Fast, affordable Internet access for all.
Maine’s "Youngest City" Issues RFP for Broadband Plan; Proposals Due April 26th
Over the past few years, many cities in the rural state of Maine have begun exploring ways to improve local connectivity. Following in their footsteps, Biddeford has recently released a Request for Proposals (RFP) to assess Internet access in the community and develop a Broadband Plan. The RFP specifically notes this plan should include information on increasing digital inclusion in the city. Proposals are due April 26th.
Background on Biddeford
Biddeford (pop. 21,000) lies 15 miles south of Portland along the coast of Maine. Throughout much of the city’s history, textile mills were a major part of the local economy. After the decline of the textile industry in the region, the city redeveloped many of the abandoned mills and made attempts to revitalize the downtown area, resulting in a robust arts and food scene that belies the city’s modest size. (Eater even named a Biddeford restaurant as one of the “18 Best New Restaurants in America.”) These efforts, as well as a lower cost of living, have helped attract younger people to the area, making Biddeford Maine’s "youngest city" with a median age of 35.
Although broadband is available to most of the city, local connectivity has room for improvement. According to Federal Communications Commission data from 2017, nearly half of all Biddeford residents only have access to broadband from one provider, and no provider offers gigabit speeds within the city. Currently, Biddeford has two free Wi-Fi hotspots in its downtown area — the result of a partnership with private companies, including GWI, a Biddeford-based Internet access provider, and Axiom Technologies, a broadband company out of Machias, Maine.
Biddeford is looking for a consultant to create a Broadband Plan for the city that:
- Identifies existing high-speed Internet assets in the City,
- Identifies areas of the City lacking adequate high-speed Internet service, where augmented high-speed Internet service will be required to meet the demands of future “smart” infrastructure
- Identifies the need for greater access to high-speed Internet and computer equipment for low-to-moderate income individuals and families that will promote Digital Inclusion
The selected consultant will be expected to meet with city staff and the Biddeford Broadband Team, which was created to monitor the project, and to hold a public meeting.
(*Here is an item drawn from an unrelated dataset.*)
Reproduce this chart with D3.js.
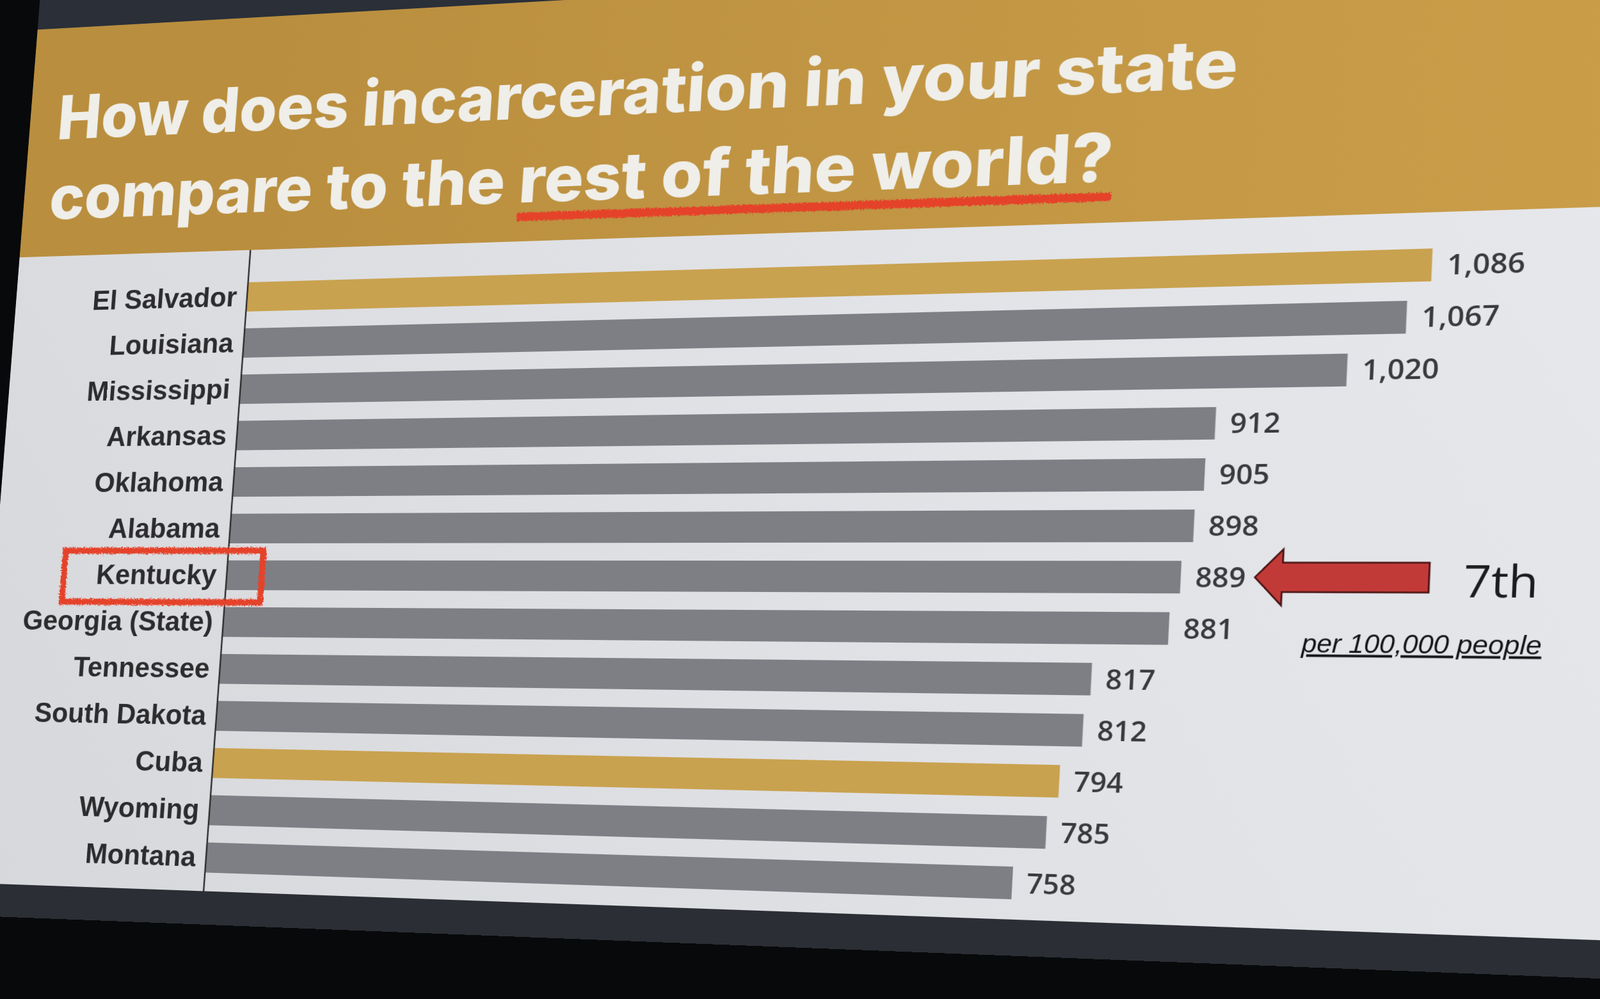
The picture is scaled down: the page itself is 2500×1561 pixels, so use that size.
<!DOCTYPE html>
<html>
<head>
<meta charset="utf-8">
<script src="https://cdn.jsdelivr.net/npm/d3@7"></script>
<style>
  html, body { margin: 0; padding: 0; background: #08090b; overflow: hidden; }
  #photo { position: absolute; left: 0; top: 0; width: 2500px; height: 1561px; overflow: hidden; background: #08090b; }
  #slide { position: absolute; left: 0; top: 0; transform-origin: 0 0; }
</style>
</head>
<body>
<div id="photo"><svg id="slide"></svg></div>
<script>
// incarceration rate per 100,000 people
var categories = ["El Salvador", "Louisiana", "Mississippi", "Arkansas", "Oklahoma", "Alabama",
                  "Kentucky", "Georgia (State)", "Tennessee", "South Dakota", "Cuba", "Wyoming", "Montana"];
var rates = [1086, 1067, 1020, 912, 905, 898, 889, 881, 817, 812, 794, 785, 758];
var countries = ["El Salvador", "Cuba"];   // drawn gold, the rest are US states
var marked = "Kentucky";
var rankLabel = "7th";
var unitLabel = "per 100,000 people";
var titleTop = "How does incarceration in your state";
var titleStart = "compare to the";
var titleEnd = "rest of the world?";

var W = 3000, H = 1800,
    ox = 480, oy = 560,      // axis / top of first bar on the flat slide
    plotH = 935;

var x = d3.scaleLinear().domain([0, 1100]).range([0, 1782]);
var y = d3.scaleBand().domain(categories).range([0, plotH]).paddingInner(0.365);
var bw = y.bandwidth();
var fmt = d3.format(",");
var yc = function(c) { return y(c) + bw / 2; };

// where the first and last bar centres land in the photo (camera calibration)
var camera = [
  [[x(0), yc(categories[0])], [386, 464]],
  [[x(rates[0]), yc(categories[0])], [2238, 414]],
  [[x(0), yc(categories[12])], [322, 1340]],
  [[x(rates[12]), yc(categories[12])], [1582, 1380]]
];

function homography(pairs) {
  var A = [], b = [];
  pairs.forEach(function(p) {
    var sx = p[0][0] + ox, sy = p[0][1] + oy, dx = p[1][0], dy = p[1][1];
    A.push([sx, sy, 1, 0, 0, 0, -sx * dx, -sy * dx]); b.push(dx);
    A.push([0, 0, 0, sx, sy, 1, -sx * dy, -sy * dy]); b.push(dy);
  });
  var n = 8, r, c, k, t;
  for (c = 0; c < n; c++) {
    var piv = c;
    for (r = c + 1; r < n; r++) if (Math.abs(A[r][c]) > Math.abs(A[piv][c])) piv = r;
    t = A[c]; A[c] = A[piv]; A[piv] = t; t = b[c]; b[c] = b[piv]; b[piv] = t;
    for (r = c + 1; r < n; r++) {
      var f = A[r][c] / A[c][c];
      for (k = c; k < n; k++) A[r][k] -= f * A[c][k];
      b[r] -= f * b[c];
    }
  }
  var h = [];
  for (c = n - 1; c >= 0; c--) {
    var s = b[c];
    for (k = c + 1; k < n; k++) s -= A[c][k] * h[k];
    h[c] = s / A[c][c];
  }
  return h;
}

var h = homography(camera);
var svg = d3.select("#slide")
    .attr("width", W)
    .attr("height", H)
    .style("transform", "matrix3d(" + [h[0], h[3], 0, h[6], h[1], h[4], 0, h[7], 0, 0, 1, 0, h[2], h[5], 0, 1].join(",") + ")");

var defs = svg.append("defs");
var gg = defs.append("linearGradient").attr("id", "gold").attr("gradientUnits", "userSpaceOnUse")
    .attr("x1", 0).attr("y1", 0).attr("x2", W).attr("y2", 0);
gg.append("stop").attr("offset", "0").attr("stop-color", "#b98e3e");
gg.append("stop").attr("offset", "1").attr("stop-color", "#d2a54e");
var wg = defs.append("linearGradient").attr("id", "paper").attr("gradientUnits", "userSpaceOnUse")
    .attr("x1", 0).attr("y1", H).attr("x2", W).attr("y2", 0);
wg.append("stop").attr("offset", "0").attr("stop-color", "#d6d7da");
wg.append("stop").attr("offset", "0.5").attr("stop-color", "#e2e3e7");
wg.append("stop").attr("offset", "1").attr("stop-color", "#eaebef");
var rough = defs.append("filter").attr("id", "rough")
    .attr("x", "-10%").attr("y", "-60%").attr("width", "120%").attr("height", "220%");
rough.append("feTurbulence").attr("type", "fractalNoise").attr("baseFrequency", 0.45)
    .attr("numOctaves", 2).attr("seed", 4).attr("result", "n");
rough.append("feDisplacementMap").attr("in", "SourceGraphic").attr("in2", "n")
    .attr("scale", 8).attr("xChannelSelector", "R").attr("yChannelSelector", "G");

var g = svg.append("g").attr("transform", "translate(" + ox + "," + oy + ")");

// screen bezel, slide, title band
g.append("rect").attr("x", -395).attr("y", -530).attr("width", 2900).attr("height", 100).attr("fill", "#2a2f38");
g.append("rect").attr("x", -395).attr("y", -430).attr("width", 2900).attr("height", plotH + 460)
    .attr("fill", "url(#paper)");
g.append("rect").attr("x", -395).attr("y", -430).attr("width", 2900).attr("height", 378)
    .attr("fill", "url(#gold)");
g.append("rect").attr("x", -395).attr("y", plotH + 29).attr("width", 2900).attr("height", 52)
    .attr("fill", "#2b2e34");

// title
var title = g.append("g").attr("fill", "#efeee9")
    .style("font-family", "Inter, Lato, 'Open Sans', sans-serif").style("font-weight", 800);
title.append("text").attr("x", -347).attr("y", -245).attr("font-size", 100)
    .attr("textLength", 1832).attr("lengthAdjust", "spacingAndGlyphs").text(titleTop);
title.append("text").attr("x", -350).attr("y", -113).attr("font-size", 100)
    .attr("textLength", 758).attr("lengthAdjust", "spacingAndGlyphs").text(titleStart);
title.append("text").attr("x", 430).attr("y", -113).attr("font-size", 100)
    .attr("textLength", 887).attr("lengthAdjust", "spacingAndGlyphs").text(titleEnd);
g.append("rect").attr("x", 430).attr("y", -97).attr("width", 887).attr("height", 13)
    .attr("fill", "#e5432b").attr("filter", "url(#rough)");

// bars
g.selectAll("rect.bar")
  .data(categories)
  .enter().append("rect")
    .attr("class", "bar")
    .attr("x", x(0))
    .attr("y", function(d) { return y(d); })
    .attr("width", function(d, i) { return x(rates[i]) - x(0); })
    .attr("height", bw)
    .attr("fill", function(d) { return countries.indexOf(d) >= 0 ? "#c9a24f" : "#7e7f84"; });

g.selectAll("text.value")
  .data(categories)
  .enter().append("text")
    .attr("class", "value")
    .attr("x", function(d, i) { return x(rates[i]) + 20; })
    .attr("y", function(d) { return yc(d); })
    .attr("dy", "0.36em")
    .attr("font-size", 40)
    .style("font-family", "'Open Sans', sans-serif").style("font-weight", 600)
    .attr("fill", "#3a3a3c")
    .text(function(d, i) { return fmt(rates[i]); });

// category axis
var axis = g.append("g")
    .call(d3.axisLeft(y).tickSize(0).tickPadding(17));
axis.select(".domain").remove();
axis.selectAll("text")
    .attr("font-size", 45)
    .attr("fill", "#2c2c2e")
    .style("font-family", "'Liberation Sans', Arial, sans-serif")
    .style("font-weight", 700);
g.append("line").attr("x1", 0).attr("x2", 0).attr("y1", -52).attr("y2", plotH + 29)
    .attr("stroke", "#2a2a2a").attr("stroke-width", 2.5);

// highlight on the chosen state
var ky = yc(marked), kx = x(rates[categories.indexOf(marked)]);
g.append("rect").attr("x", -275).attr("y", ky - 39).attr("width", 333).attr("height", 82)
    .attr("fill", "none").attr("stroke", "#e5432b").attr("stroke-width", 10).attr("filter", "url(#rough)");

var tip = kx + 101;
g.append("path")
    .attr("d", "M" + tip + "," + ky + "L" + (tip + 37) + "," + (ky - 40) + "L" + (tip + 37) + "," + (ky - 21)
      + "L" + (tip + 232) + "," + (ky - 21) + "L" + (tip + 232) + "," + (ky + 21) + "L" + (tip + 37) + "," + (ky + 21)
      + "L" + (tip + 37) + "," + (ky + 40) + "Z")
    .attr("fill", "#c23a38").attr("stroke", "#4a1414").attr("stroke-width", 2.5);

g.append("text").attr("x", kx + 378).attr("y", ky + 28).attr("font-size", 63)
    .style("font-family", "'Open Sans', sans-serif").style("font-weight", 400)
    .attr("fill", "#1c1c1e").text(rankLabel);
g.append("text").attr("x", kx + 168).attr("y", ky + 107).attr("font-size", 36.5)
    .style("font-family", "'Liberation Sans', sans-serif").style("font-style", "italic")
    .style("text-decoration", "underline")
    .attr("fill", "#141416").text(unitLabel);
</script>
</body>
</html>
They should also provide a written Broadband Plan that includes:
- Graphic and written representation of high speed Internet assets in the City . . .
- Recommendations (in graphic and/or written form) of areas of the City likely to require expansion of high-speed service and the most appropriate download and upload speeds to satisfy future demand. This may include low-to-moderate income neighborhoods
- Recommendations for enhanced Digital Inclusion of low-to-moderate income households,
- Summary of public comments and input
Funding for the plan comes from a $15,000 grant from the Maine Community Foundation, a charitable nonprofit that finances projects throughout the state.
The deadline to submit a proposal is Friday, April 26th. Biddeford will announce which proposal it has selected on Friday, May 10th, after the Broadband Team and city staff review submissions. Proposals will be evaluated based on the consultant’s experience and expertise, the services they plan to provide, and the relative cost, among other things
Maine Communities Doubling Down on Broadband
Biddeford is just one of many Maine communities that are taking Internet access into their own hands. Nearby, Sanford has begun construction on a broadband network that will connect area businesses and community anchor institutions. Once completed, it will be the largest community fiber network in the state. Further north, the two towns of Baileyville and Calais have joined forces to create the Downeast Broadband Authority, which is deploying a Fiber-to-the-Home (FTTH) network in the region. Yet more communities, such as Cumberland County, are still in the planning stages of improving local connectivity.